Over the last few years, how many times have you heard of Christians getting in some sort of trouble for sharing the gospel? For refusing to call a “he” a “she” or a “she” a “he”? For saying homosexuality is a sin? For declining to “repent” of racism they haven’t committed?
We’re already seeing the suppression of speech. The written word is next on the chopping block. Bibles will be confiscated and disposed of. Publishing houses that produce Bibles and other Christian materials will be shut down. Big tech will de-platform Bible apps, Christian podcasts, Christian bloggers, and all other forms of doctrinally sound Christian media.
And we’ll probably even see something worse: the powers that be changing the written word of God to fit their own agenda. How easy would it be for someone in power to stroll through the back door of your Bible app and begin changing, adding, or deleting whole verses and passages until the “Bible” says what they want it to say? Think that kind of thing could never happen here? It’s already happening in China.
Make sure you have a good, reliable, hard copy (the kind with paper pages) translation of the Bible on hand. (You might even want to start stockpiling them to quietly give away when owning God’s Word becomes illegal.) Study it forward, backward, and inside out until you know what it says so well you could spot a modification a mile away. Memorize it. Because they can take away the copies in our hands, but they can’t touch the Word hidden in our hearts.
Pressing on in the face of all these daunting circumstances would be impossible if God were not who He is. But because of all that He is, we can hope in Him and endure anything that comes our way.
When you don’t know what to do, He says: Trust Me. I’ll give you wisdom and guide you.
When you have to do hard things, He says: I’ll strengthen you and help you.
When you’re weary from fighting the good fight, He says: I’ll give you rest.
When you’re afraid, He says: Fear not. I am with you.
With our pampered lifestyle of freedom and ease, many of us have never experienced a moment in which our only option – for provision, for protection, for help – was to cry out to God and trust Him to take care of us. I daresay, in the days ahead, those moments will come with increasing frequency. And that’s not a bad thing.
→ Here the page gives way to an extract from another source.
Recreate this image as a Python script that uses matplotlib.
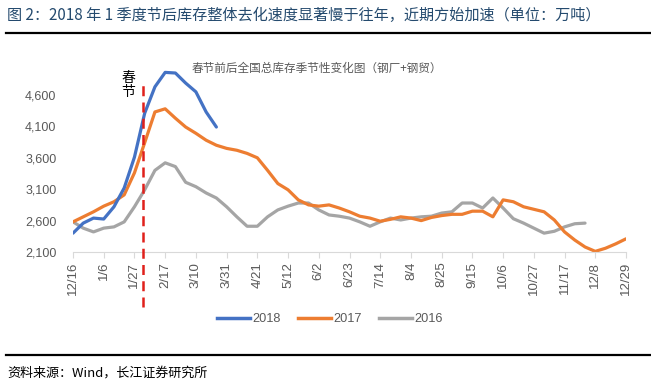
import matplotlib
matplotlib.use("Agg")
import matplotlib.pyplot as plt
from matplotlib.lines import Line2D

plt.rcParams['font.family'] = ['Noto Sans CJK SC', 'DejaVu Sans']

# ---- data ----
tick_labels = ["12/16", "1/6", "1/27", "2/17", "3/10", "3/31", "4/21", "5/12", "6/2",
               "6/23", "7/14", "8/4", "8/25", "9/15", "10/6", "10/27", "11/17", "12/8", "12/29"]
n_weeks = 55
s2018 = [2400, 2560, 2640, 2625, 2820, 3120, 3610, 4310, 4730, 4960, 4950, 4790, 4650, 4330, 4090]
s2017 = [2580, 2660, 2740, 2830, 2900, 3010, 3360, 3840, 4330, 4380, 4230, 4090, 3990, 3880, 3800,
         3750, 3720, 3670, 3600, 3400, 3190, 3090, 2930, 2850, 2830, 2850, 2800, 2740, 2670, 2640,
         2590, 2620, 2660, 2640, 2600, 2650, 2680, 2700, 2700, 2750, 2750, 2660, 2930, 2900, 2820,
         2780, 2740, 2610, 2420, 2290, 2180, 2110, 2160, 2230, 2310]
s2016 = [2580, 2480, 2420, 2480, 2500, 2580, 2820, 3090, 3400, 3520, 3460, 3210, 3140, 3040, 2960,
         2820, 2660, 2510, 2510, 2660, 2770, 2830, 2880, 2880, 2770, 2690, 2670, 2640, 2580, 2510,
         2580, 2640, 2610, 2640, 2660, 2670, 2720, 2740, 2880, 2880, 2800, 2960, 2800, 2630, 2560,
         2480, 2400, 2430, 2500, 2550, 2560]
y_ticks = [2100, 2600, 3100, 3600, 4100, 4600]
spring_festival_pos = 6.85

series = [("2018", s2018, "#4472C4"), ("2017", s2017, "#ED7D31"), ("2016", s2016, "#A5A5A5")]

W, H = 651, 384
fig = plt.figure(figsize=(W / 100, H / 100), dpi=100)

ax = fig.add_axes([73 / W, 1 - 252 / H, 553 / W, (252 - 63.6) / H])
# draw order: 2016 bottom, then 2017, then 2018 on top
for name, vals, col in reversed(series):
    ax.plot(range(len(vals)), vals, color=col, lw=2.3, solid_capstyle='round', solid_joinstyle='round')

ax.set_xlim(0, n_weeks - 1)
ax.set_ylim(2100, 5100)
ax.set_yticks(y_ticks)
ax.set_yticklabels([f"{v:,}" for v in y_ticks], fontfamily='Liberation Sans', fontsize=9, color='#595959')
ax.set_xticks(range(0, n_weeks, 3))
ax.set_xticklabels(tick_labels, rotation=90, fontfamily='Liberation Sans', fontsize=9.5, color='#595959')
for sp in ['top', 'right', 'left']:
    ax.spines[sp].set_visible(False)
ax.spines['bottom'].set_color('#d9d9d9')
ax.tick_params(axis='y', length=0, pad=12)
ax.tick_params(axis='x', length=4, color='#d9d9d9', pad=3)

# spring festival marker
ax.plot([spring_festival_pos, spring_festival_pos], [1224, 4807], color='#E0201B', lw=1.8,
        ls=(0, (4, 2.5)), clip_on=False, zorder=5)
fig.text(128 / W, 1 - 85 / H, "春\n节", fontsize=10, color='black', ha='center', va='center',
         linespacing=1.0)

# chart subtitle
fig.text(192 / W, 1 - 68 / H, "春节前后全国总库存季节性变化图（钢厂+钢贸）", fontsize=8.4,
         color='#595959', ha='left', va='center')

# legend
handles = [Line2D([0], [0], color=c, lw=2.5) for _, _, c in series]
fig.legend(handles, [n for n, _, _ in series], loc='center', bbox_to_anchor=(330 / W, 1 - 319 / H),
           ncol=3, frameon=False, handlelength=2.6, handletextpad=0.2, columnspacing=1.3,
           prop={'family': 'Liberation Sans', 'size': 9.2}, labelcolor='#595959')

# title, rules, source
fig.text(7 / W, 1 - 15 / H, "图 2：2018 年 1 季度节后库存整体去化速度显著慢于往年，近期方始加速（单位：万吨）",
         fontsize=10.9, color='#244a6e', ha='left', va='center')
fig.add_artist(Line2D([6 / W, 1], [1 - 33 / H, 1 - 33 / H], color='black', lw=1.6))
fig.add_artist(Line2D([6 / W, 1], [1 - 355 / H, 1 - 355 / H], color='black', lw=1.6))
fig.text(7 / W, 1 - 373 / H, "资料来源：Wind，长江证券研究所", fontsize=9.4, color='black',
         ha='left', va='center')

fig.savefig("out.png", dpi=100)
Because God loves you. He cares for you. He can be trusted. You can depend on Him.
What’s coming our way next? It’s hard to know exactly, but we can see the handwriting of persecution and trials on the wall. So gather with the Body and encourage each other. Be wise to the ways of the enemy. Ready yourself for betrayal and suffering. Know God’s Word. Trust God to carry you through.
Because Christ’s return is drawing near. It’ll be here before we know it. And we can endure ’til then.